1) Proficiency as a bonus was a mistake, this pretty much forces you to use the weapon/implement you chose to start with, and it inherently penalizes and type of build which eschews a weapon/implement entirely. This is one place where a penalty (for non-proficiency) was appropriate. Thus being unarmed is inherently a really good option, nobody is disadvantaged for going that way!
2) The NAD/AC difference is totally bogus. This fecks up plenty of things and requires a whole slew of patches, both in terms of feats to be provided by the designers and clever build strategies by players, just to subvert. Dumb!
3) Skill bonuses should have been policed to remain exactly in step with attack bonuses. This allows any skill or attribute to simply BE an attack (or a defense). This is MUCH more flexible and opens up all sorts of design space.

Just this slight amount of re-engineering, while it is problematic to do as a house rule since it does slightly change a lot of powers and abilities/feats/etc. makes a much improved core engine.

The 4th thing I found to be useful was just getting rid of AC entirely. Make all attacks go against 'NADs' and then convert armor into a small amount of DR. This creates a nice effect where multi-attacks are suddenly a good bit less inherently desirable.
 

cbwjm

I can add a custom title.
The 4th thing I found to be useful was just getting rid of AC entirely. Make all attacks go against 'NADs' and then convert armor into a small amount of DR. This creates a nice effect where multi-attacks are suddenly a good bit less inherently desirable.
This has the added bonus of saying that you hit someone right in the nads everytime you hit with an attack.
 

Aldarc

Adventurer
This is not entirely off-base, but I think you need more structure than that in order to make it reasonably straightforward for most "I just want to play the game" type folks (about 90% of all players) to get on with it. When they really want to color outside the lines, 4e is quite easy on them in terms of doing it.

However, my own 'hack' of 4e (which is now considerably its own game) has made things easier and points some ways forward. One problem is that there are some small but considerable 'bugs' in the way 4e's system works.

1) Proficiency as a bonus was a mistake, this pretty much forces you to use the weapon/implement you chose to start with, and it inherently penalizes and type of build which eschews a weapon/implement entirely. This is one place where a penalty (for non-proficiency) was appropriate. Thus being unarmed is inherently a really good option, nobody is disadvantaged for going that way!
2) The NAD/AC difference is totally bogus. This fecks up plenty of things and requires a whole slew of patches, both in terms of feats to be provided by the designers and clever build strategies by players, just to subvert. Dumb!
3) Skill bonuses should have been policed to remain exactly in step with attack bonuses.
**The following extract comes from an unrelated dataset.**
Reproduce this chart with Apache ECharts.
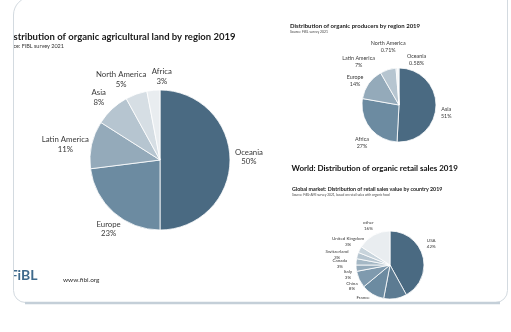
<!DOCTYPE html>
<html>
<head>
<meta charset="utf-8">
<script src="https://cdn.jsdelivr.net/npm/echarts@6/dist/echarts.min.js"></script>
<style>
  html, body { margin: 0; padding: 0; background: #ffffff; }
  #chart { width: 511px; height: 332px; }
</style>
</head>
<body>
<div id="chart"></div>
<script>
// Organic agricultural land by region 2019 (share of total, %)
const landRegions = ['Oceania', 'Europe', 'Latin America', 'Asia', 'North America', 'Africa'];
const landShares = [50, 23, 11, 8, 5, 3];

// Organic producers by region 2019 (share of total, %)
const producerRegions = ['Asia', 'Africa', 'Europe', 'Latin America', 'North America', 'Oceania'];
const producerShares = [51, 27, 14, 7, 0.71, 0.58];

// Retail sales value by country 2019 (share of global market, %)
const retailCountries = ['USA', 'Germany', 'France', 'China', 'Italy', 'Canada', 'Switzerland', 'United Kingdom', 'other'];
const retailShares = [42, 11, 11, 8, 3, 3, 3, 3, 16];

const FONT = 'Lato, "Open Sans", sans-serif';
const TEXT = '#3a3a3a';

const shadesSix = ['#4a6a82', '#6c8ba1', '#94aaba', '#b6c5d0', '#d6dee4', '#e9edf0'];
const shadesNine = ['#4a6a82', '#5c7b92', '#6c8ba1', '#7f9aae', '#94aaba', '#a5b8c5', '#b6c5d0', '#c8d4dc', '#e9edf0'];

// small hand adjustments of label placement, per slice name [dx, dy]
const labelNudges = {
  land: {
    'Oceania': [-6, -3], 'Europe': [16, 12], 'Latin America': [8, 1],
    'Asia': [3, -7], 'North America': [17, -9], 'Africa': [24, -8]
  },
  producers: {
    'Asia': [-4, 7], 'Africa': [7, 12], 'Europe': [3, -1],
    'Latin America': [-7, -4], 'North America': [14, -17], 'Oceania': [33, -4]
  },
  retail: {
    'USA': [-5, -12], 'other': [7, -6], 'United Kingdom': [13, -6], 'Switzerland': [0, 0],
    'Canada': [0, 2], 'Italy': [5, 6], 'China': [7, 5], 'France': [4, 3], 'Germany': [0, 4]
  }
};

function pieData(names, values, colors) {
  return names.map((n, i) => ({ name: n, value: values[i], itemStyle: { color: colors[i] } }));
}

// center each multi-line label on the point the library chose for it, then nudge
function centerLabels(nudges, names) {
  return function (params) {
    const r = params.labelRect;
    const d = nudges[names[params.dataIndex]] || [0, 0];
    return {
      x: r.x + r.width / 2 + d[0],
      y: r.y + r.height / 2 + d[1],
      align: 'center',
      verticalAlign: 'middle'
    };
  };
}

function pieSeries(name, names, values, colors, center, radius, fontSize, lineLen) {
  return {
    type: 'pie',
    name: name,
    center: center,
    radius: radius,
    startAngle: 90,
    clockwise: true,
    animation: false,
    silent: true,
    avoidLabelOverlap: false,
    itemStyle: { borderColor: '#ffffff', borderWidth: 0.8 },
    label: {
      show: true,
      position: 'outside',
      formatter: '{b}\n{c}%',
      fontFamily: FONT,
      fontSize: fontSize,
      lineHeight: fontSize * 1.25,
      color: TEXT
    },
    labelLine: { show: false, length: lineLen, length2: 0 },
    labelLayout: centerLabels(labelNudges[name], names),
    data: pieData(names, values, colors)
  };
}

const chart = echarts.init(document.getElementById('chart'), null, { renderer: 'canvas' });

chart.setOption({
  backgroundColor: '#ffffff',
  series: [
    pieSeries('land', landRegions, landShares, shadesSix, [160, 160], 70, 7.8, 6),
    pieSeries('producers', producerRegions, producerShares, shadesSix, [399, 105], 37, 5.4, 4),
    pieSeries('retail', retailCountries, retailShares, shadesNine, [390, 265], 34, 4.5, 4)
  ],
  graphic: [
    // area below the slide
    {
      type: 'rect', z: 9, silent: true,
      shape: { x: 0, y: 304, width: 511, height: 28 },
      style: { fill: '#ffffff' }
    },
    // slide frame
    {
      type: 'rect', z: 10, silent: true,
      shape: { x: 13.5, y: -3, width: 494, height: 305.5, r: [18, 3, 12, 12] },
      style: { fill: 'none', stroke: '#d3dae0', lineWidth: 1 }
    },
    {
      type: 'line', z: 10, silent: true,
      shape: { x1: 25, y1: 303, x2: 500, y2: 303 },
      style: { stroke: '#c4cfd8', lineWidth: 2.5 }
    },
    // main title
    {
      type: 'text', z: 5, left: 13.5, top: 32,
      style: { text: 'stribution of organic agricultural land by region 2019', font: 'bold 9.5px ' + FONT, fill: '#1a1a1a' }
    },
    {
      type: 'text', z: 5, left: 13.5, top: 43.5,
      style: { text: 'ce: FiBL survey 2021', font: '5.5px ' + FONT, fill: '#333333' }
    },
    // logo and address
    {
      type: 'text', z: 5, silent: true,
      style: { x: 37.5, y: 275, text: 'FiBL', font: 'bold 14px ' + FONT, fill: '#3f6a8c', textAlign: 'right', textVerticalAlign: 'middle' }
    },
    {
      type: 'rect', z: 6, silent: true,
      shape: { x: 0, y: 260, width: 13.5, height: 30 },
      style: { fill: '#ffffff' }
    },
    {
      type: 'text', z: 5,
      style: { x: 63, y: 280, text: 'www.fibl.org', font: '6.5px ' + FONT, fill: '#333333', textVerticalAlign: 'middle' }
    },
    // producers title
    {
      type: 'text', z: 5,
      style: { x: 290, y: 26, text: 'Distribution of organic producers by region 2019', font: 'bold 6px ' + FONT, fill: '#1a1a1a', textVerticalAlign: 'middle' }
    },
    {
      type: 'text', z: 5,
      style: { x: 290, y: 31.5, text: 'Source: FiBL survey 2021', font: '3.4px ' + FONT, fill: '#444444', textVerticalAlign: 'middle' }
    },
    // retail titles
    {
      type: 'text', z: 5,
      style: { x: 291.5, y: 168, text: 'World: Distribution of organic retail sales 2019', font: 'bold 8px ' + FONT, fill: '#111111', textVerticalAlign: 'middle' }
    },
    {
      type: 'text', z: 5,
      style: { x: 292, y: 189.5, text: 'Global market: Distribution of retail sales value by country 2019', font: 'bold 5.3px ' + FONT, fill: '#1a1a1a', textVerticalAlign: 'middle' }
    },
    {
      type: 'text', z: 5,
      style: { x: 292, y: 195, text: 'Source: FiBL-AMI survey 2021, based on retail sales with organic food', font: '3.2px ' + FONT, fill: '#444444', textVerticalAlign: 'middle' }
    }
  ]
});
</script>
</body>
</html>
This allows any skill or attribute to simply BE an attack (or a defense). This is MUCH more flexible and opens up all sorts of design space.

Just this slight amount of re-engineering, while it is problematic to do as a house rule since it does slightly change a lot of powers and abilities/feats/etc. makes a much improved core engine.

The 4th thing I found to be useful was just getting rid of AC entirely. Make all attacks go against 'NADs' and then convert armor into a small amount of DR. This creates a nice effect where multi-attacks are suddenly a good bit less inherently desirable.
Have you ever formally shared your house ruled version of 4e? I am definitely curious to read through the product.